__Dataset extract__.
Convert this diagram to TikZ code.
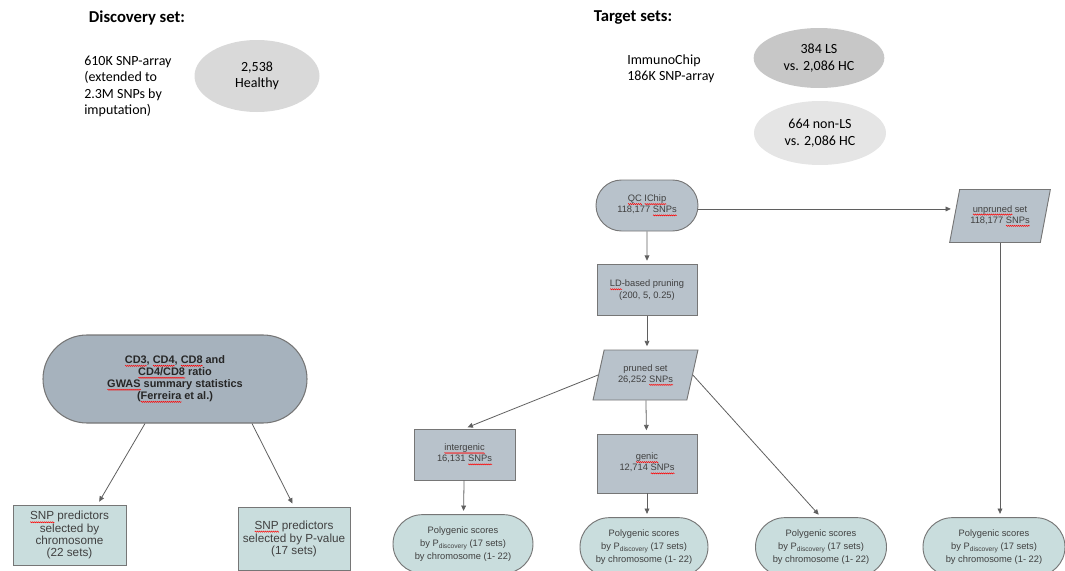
\documentclass[tikz,border=0pt]{standalone}
\usepackage{fontspec}
\setmainfont{Carlito}
\newfontfamily\arialfont{Liberation Sans}
\usetikzlibrary{shapes.geometric,shapes.misc,arrows.meta,decorations.pathmorphing}

\definecolor{flowblue}{RGB}{184,194,203}
\definecolor{gwasblue}{RGB}{166,178,189}
\definecolor{tealbox}{RGB}{201,221,221}
\definecolor{boxgray}{RGB}{118,118,118}
\definecolor{linegray}{RGB}{95,95,95}

% red spell-check wave under a word
\newlength\spellwd
\newcommand\spellmark[1]{\settowidth\spellwd{#1}\rlap{\tikz[baseline=0pt]\draw[draw=red,fill=none,line width=.35pt,decorate,decoration={zigzag,amplitude=.45pt,segment length=1.5pt}] (0pt,-1.9pt) -- (\spellwd,-1.9pt);}#1}
\newcommand\pdisc{P\raisebox{-1.6pt}{\fontsize{5}{5}\selectfont discovery}}

\tikzset{
headtextv1/.style={inner sep=0pt, font=\bfseries\fontsize{12.5}{15}\selectfont},
bodytextv1/.style={inner sep=0pt, align=left, font=\fontsize{10.5}{12.3}\selectfont},
grayellipsev1/.style={ellipse, draw=none, inner sep=0pt, align=center, font=\fontsize{10.5}{12.5}\selectfont},
flowtextv1/.style={align=center, text=black!75, inner sep=0pt, font=\arialfont\fontsize{7}{8.5}\selectfont},
rectnodev1/.style={rectangle, draw=boxgray, fill=flowblue, line width=.7pt, flowtextv1},
stadiumnodev1/.style={rounded rectangle, draw=boxgray, fill=flowblue, line width=.7pt, flowtextv1},
paranodev1/.style={trapezium, trapezium left angle=71, trapezium right angle=109, trapezium stretches=true, draw=boxgray, fill=flowblue, line width=.7pt, flowtextv1},
polynodev1/.style={rounded rectangle, draw=boxgray, fill=tealbox, line width=.7pt, flowtextv1, font=\arialfont\fontsize{7}{9.75}\selectfont, minimum height=44pt},
gwasnodev1/.style={rounded rectangle, draw=boxgray, fill=gwasblue, line width=.8pt, flowtextv1, text=black!85, font=\arialfont\bfseries\fontsize{8.2}{9}\selectfont},
snpboxv1/.style={rectangle, draw=boxgray, fill=tealbox, line width=.7pt, flowtextv1, font=\arialfont\fontsize{8.8}{8.8}\selectfont},
arrowlinev1/.style={draw=linegray, line width=.6pt, shorten >=2.5pt, >={Triangle[width=3.6pt,length=4pt]}},
}

\begin{document}
\begin{tikzpicture}[x=0.75pt,y=-0.75pt]
\useasboundingbox (0,0) rectangle (1065,571);

    % discovery side
    \node[headtextv1] at (137,18) (discset) {Discovery set:};
    \node[bodytextv1, anchor=west] at (84,86.5) (discarray) {610K SNP-array\\(extended to\\2.3M SNPs by\\imputation)};
    \node[grayellipsev1, fill=black!15, minimum width=93.75pt, minimum height=54pt] at (257,76) (healthy) {2,538\\Healthy};

    % target side
    \node[headtextv1] at (633,18) (targetset) {Target sets:};
    \node[bodytextv1, anchor=west] at (627,69) (immuno) {ImmunoChip\\186K SNP-array};
    \node[grayellipsev1, fill=black!22, minimum width=98pt, minimum height=45pt] at (819,58) (lscases) {384 LS\\vs. 2,086 HC};
    \node[grayellipsev1, fill=black!10, minimum width=99pt, minimum height=48pt] at (820,133) (nonlscases) {664 non-LS\\vs. 2,086 HC};

    \node[stadiumnodev1, minimum width=76.5pt, minimum height=38.25pt] at (647,205.5) (qcichip) {\spellmark{QC} \spellmark{IChip}\\118,177 \spellmark{SNPs}};
    \node[rectnodev1, minimum width=75pt, minimum height=38.25pt] at (647,290) (ldprune) {\spellmark{LD}-based pruning\\(200, 5, 0.25)};
    \node[paranodev1, minimum width=78.75pt, minimum height=37.5pt] at (645.5,375) (pruned) {pruned set\\26,252 \spellmark{SNPs}};
    \node[paranodev1, minimum width=75.75pt, minimum height=39.75pt] at (1000,216) (unpruned) {\spellmark{unpruned} set\\118,177 \spellmark{SNPs}};
    \node[rectnodev1, minimum width=75.75pt, minimum height=38.25pt] at (464.5,454.5) (intergenic) {\spellmark{intergenic}\\16,131 \spellmark{SNPs}};
    \node[rectnodev1, minimum width=75pt, minimum height=44.25pt] at (647,463.5) (genic) {\spellmark{genic}\\12,714 \spellmark{SNPs}};

    \node[polynodev1, minimum width=105pt] at (463,544) (polyinter) {Polygenic scores\\by \pdisc{} (17 sets)\\by chromosome (1- 22)};
    \node[polynodev1, minimum width=96pt] at (644,547) (polygenic) {Polygenic scores\\by \pdisc{} (17 sets)\\by chromosome (1- 22)};
    \node[polynodev1, minimum width=98.25pt] at (821,547) (polypruned) {Polygenic scores\\by \pdisc{} (17 sets)\\by chromosome (1- 22)};
    \node[polynodev1, minimum width=106.5pt] at (994,547) (polyunpruned) {Polygenic scores\\by \pdisc{} (17 sets)\\by chromosome (1- 22)};

    % GWAS part
    \node[gwasnodev1, minimum width=198pt, minimum height=66pt] at (175,379) (gwas) {\spellmark{CD3}, \spellmark{CD4}, \spellmark{CD8} and\\\spellmark{CD4/CD8} ratio\\\spellmark{GWAS} summary statistics\\(\spellmark{Ferreira} et al.)};
    \node[snpboxv1, minimum width=84.75pt, minimum height=45pt] at (69.5,535) (snpchrom) {\spellmark{SNP} predictors\\selected by\\chromosome\\(22 sets)};
    \node[snpboxv1, minimum width=84pt, minimum height=47.25pt] at (294,538.5) (snppval) {\spellmark{SNP} predictors\\selected by P-value\\(17 sets)};

     \draw[arrowlinev1,->] ([xshift=-22.5pt]gwas.south) to ([xshift=21pt]snpchrom.north);
     \draw[arrowlinev1,->] ([xshift=57.75pt]gwas.south) to (snppval.north);
     \draw[arrowlinev1,->] (qcichip) to (ldprune);
     \draw[arrowlinev1,->] ([yshift=-2.6pt]qcichip.east) to ([yshift=-2.6pt]qcichip.east -| unpruned.west);
     \draw[arrowlinev1,->] (ldprune.south) to (ldprune.south |- pruned.north);
     \draw[arrowlinev1,->] (pruned.west) to (intergenic.north);
     \draw[arrowlinev1,->] (pruned) to (genic);
     \draw[arrowlinev1,->] (pruned.east) to (polypruned.north);
     \draw[arrowlinev1,->] (intergenic) to (polyinter);
     \draw[arrowlinev1,->] (genic.south) to (genic.south |- polygenic.north);
     \draw[arrowlinev1,->] (unpruned.south) to (unpruned.south |- polyunpruned.north);
\end{tikzpicture}
\end{document}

__Set task__. Repeat the data exactly, excluding the pictures.

__Correct output__.
Convert this diagram to TikZ code.
\documentclass[tikz,border=0pt]{standalone}
\usepackage{fontspec}
\setmainfont{Carlito}
\newfontfamily\arialfont{Liberation Sans}
\usetikzlibrary{shapes.geometric,shapes.misc,arrows.meta,decorations.pathmorphing}

\definecolor{flowblue}{RGB}{184,194,203}
\definecolor{gwasblue}{RGB}{166,178,189}
\definecolor{tealbox}{RGB}{201,221,221}
\definecolor{boxgray}{RGB}{118,118,118}
\definecolor{linegray}{RGB}{95,95,95}

% red spell-check wave under a word
\newlength\spellwd
\newcommand\spellmark[1]{\settowidth\spellwd{#1}\rlap{\tikz[baseline=0pt]\draw[draw=red,fill=none,line width=.35pt,decorate,decoration={zigzag,amplitude=.45pt,segment length=1.5pt}] (0pt,-1.9pt) -- (\spellwd,-1.9pt);}#1}
\newcommand\pdisc{P\raisebox{-1.6pt}{\fontsize{5}{5}\selectfont discovery}}

\tikzset{
headtextv1/.style={inner sep=0pt, font=\bfseries\fontsize{12.5}{15}\selectfont},
bodytextv1/.style={inner sep=0pt, align=left, font=\fontsize{10.5}{12.3}\selectfont},
grayellipsev1/.style={ellipse, draw=none, inner sep=0pt, align=center, font=\fontsize{10.5}{12.5}\selectfont},
flowtextv1/.style={align=center, text=black!75, inner sep=0pt, font=\arialfont\fontsize{7}{8.5}\selectfont},
rectnodev1/.style={rectangle, draw=boxgray, fill=flowblue, line width=.7pt, flowtextv1},
stadiumnodev1/.style={rounded rectangle, draw=boxgray, fill=flowblue, line width=.7pt, flowtextv1},
paranodev1/.style={trapezium, trapezium left angle=71, trapezium right angle=109, trapezium stretches=true, draw=boxgray, fill=flowblue, line width=.7pt, flowtextv1},
polynodev1/.style={rounded rectangle, draw=boxgray, fill=tealbox, line width=.7pt, flowtextv1, font=\arialfont\fontsize{7}{9.75}\selectfont, minimum height=44pt},
gwasnodev1/.style={rounded rectangle, draw=boxgray, fill=gwasblue, line width=.8pt, flowtextv1, text=black!85, font=\arialfont\bfseries\fontsize{8.2}{9}\selectfont},
snpboxv1/.style={rectangle, draw=boxgray, fill=tealbox, line width=.7pt, flowtextv1, font=\arialfont\fontsize{8.8}{8.8}\selectfont},
arrowlinev1/.style={draw=linegray, line width=.6pt, shorten >=2.5pt, >={Triangle[width=3.6pt,length=4pt]}},
}

\begin{document}
\begin{tikzpicture}[x=0.75pt,y=-0.75pt]
\useasboundingbox (0,0) rectangle (1065,571);

    % discovery side
    \node[headtextv1] at (137,18) (discset) {Discovery set:};
    \node[bodytextv1, anchor=west] at (84,86.5) (discarray) {610K SNP-array\\(extended to\\2.3M SNPs by\\imputation)};
    \node[grayellipsev1, fill=black!15, minimum width=93.75pt, minimum height=54pt] at (257,76) (healthy) {2,538\\Healthy};

    % target side
    \node[headtextv1] at (633,18) (targetset) {Target sets:};
    \node[bodytextv1, anchor=west] at (627,69) (immuno) {ImmunoChip\\186K SNP-array};
    \node[grayellipsev1, fill=black!22, minimum width=98pt, minimum height=45pt] at (819,58) (lscases) {384 LS\\vs. 2,086 HC};
    \node[grayellipsev1, fill=black!10, minimum width=99pt, minimum height=48pt] at (820,133) (nonlscases) {664 non-LS\\vs. 2,086 HC};

    \node[stadiumnodev1, minimum width=76.5pt, minimum height=38.25pt] at (647,205.5) (qcichip) {\spellmark{QC} \spellmark{IChip}\\118,177 \spellmark{SNPs}};
    \node[rectnodev1, minimum width=75pt, minimum height=38.25pt] at (647,290) (ldprune) {\spellmark{LD}-based pruning\\(200, 5, 0.25)};
    \node[paranodev1, minimum width=78.75pt, minimum height=37.5pt] at (645.5,375) (pruned) {pruned set\\26,252 \spellmark{SNPs}};
    \node[paranodev1, minimum width=75.75pt, minimum height=39.75pt] at (1000,216) (unpruned) {\spellmark{unpruned} set\\118,177 \spellmark{SNPs}};
    \node[rectnodev1, minimum width=75.75pt, minimum height=38.25pt] at (464.5,454.5) (intergenic) {\spellmark{intergenic}\\16,131 \spellmark{SNPs}};
    \node[rectnodev1, minimum width=75pt, minimum height=44.25pt] at (647,463.5) (genic) {\spellmark{genic}\\12,714 \spellmark{SNPs}};

    \node[polynodev1, minimum width=105pt] at (463,544) (polyinter) {Polygenic scores\\by \pdisc{} (17 sets)\\by chromosome (1- 22)};
    \node[polynodev1, minimum width=96pt] at (644,547) (polygenic) {Polygenic scores\\by \pdisc{} (17 sets)\\by chromosome (1- 22)};
    \node[polynodev1, minimum width=98.25pt] at (821,547) (polypruned) {Polygenic scores\\by \pdisc{} (17 sets)\\by chromosome (1- 22)};
    \node[polynodev1, minimum width=106.5pt] at (994,547) (polyunpruned) {Polygenic scores\\by \pdisc{} (17 sets)\\by chromosome (1- 22)};

    % GWAS part
    \node[gwasnodev1, minimum width=198pt, minimum height=66pt] at (175,379) (gwas) {\spellmark{CD3}, \spellmark{CD4}, \spellmark{CD8} and\\\spellmark{CD4/CD8} ratio\\\spellmark{GWAS} summary statistics\\(\spellmark{Ferreira} et al.)};
    \node[snpboxv1, minimum width=84.75pt, minimum height=45pt] at (69.5,535) (snpchrom) {\spellmark{SNP} predictors\\selected by\\chromosome\\(22 sets)};
    \node[snpboxv1, minimum width=84pt, minimum height=47.25pt] at (294,538.5) (snppval) {\spellmark{SNP} predictors\\selected by P-value\\(17 sets)};

     \draw[arrowlinev1,->] ([xshift=-22.5pt]gwas.south) to ([xshift=21pt]snpchrom.north);
     \draw[arrowlinev1,->] ([xshift=57.75pt]gwas.south) to (snppval.north);
     \draw[arrowlinev1,->] (qcichip) to (ldprune);
     \draw[arrowlinev1,->] ([yshift=-2.6pt]qcichip.east) to ([yshift=-2.6pt]qcichip.east -| unpruned.west);
     \draw[arrowlinev1,->] (ldprune.south) to (ldprune.south |- pruned.north);
     \draw[arrowlinev1,->] (pruned.west) to (intergenic.north);
     \draw[arrowlinev1,->] (pruned) to (genic);
     \draw[arrowlinev1,->] (pruned.east) to (polypruned.north);
     \draw[arrowlinev1,->] (intergenic) to (polyinter);
     \draw[arrowlinev1,->] (genic.south) to (genic.south |- polygenic.north);
     \draw[arrowlinev1,->] (unpruned.south) to (unpruned.south |- polyunpruned.north);
\end{tikzpicture}
\end{document}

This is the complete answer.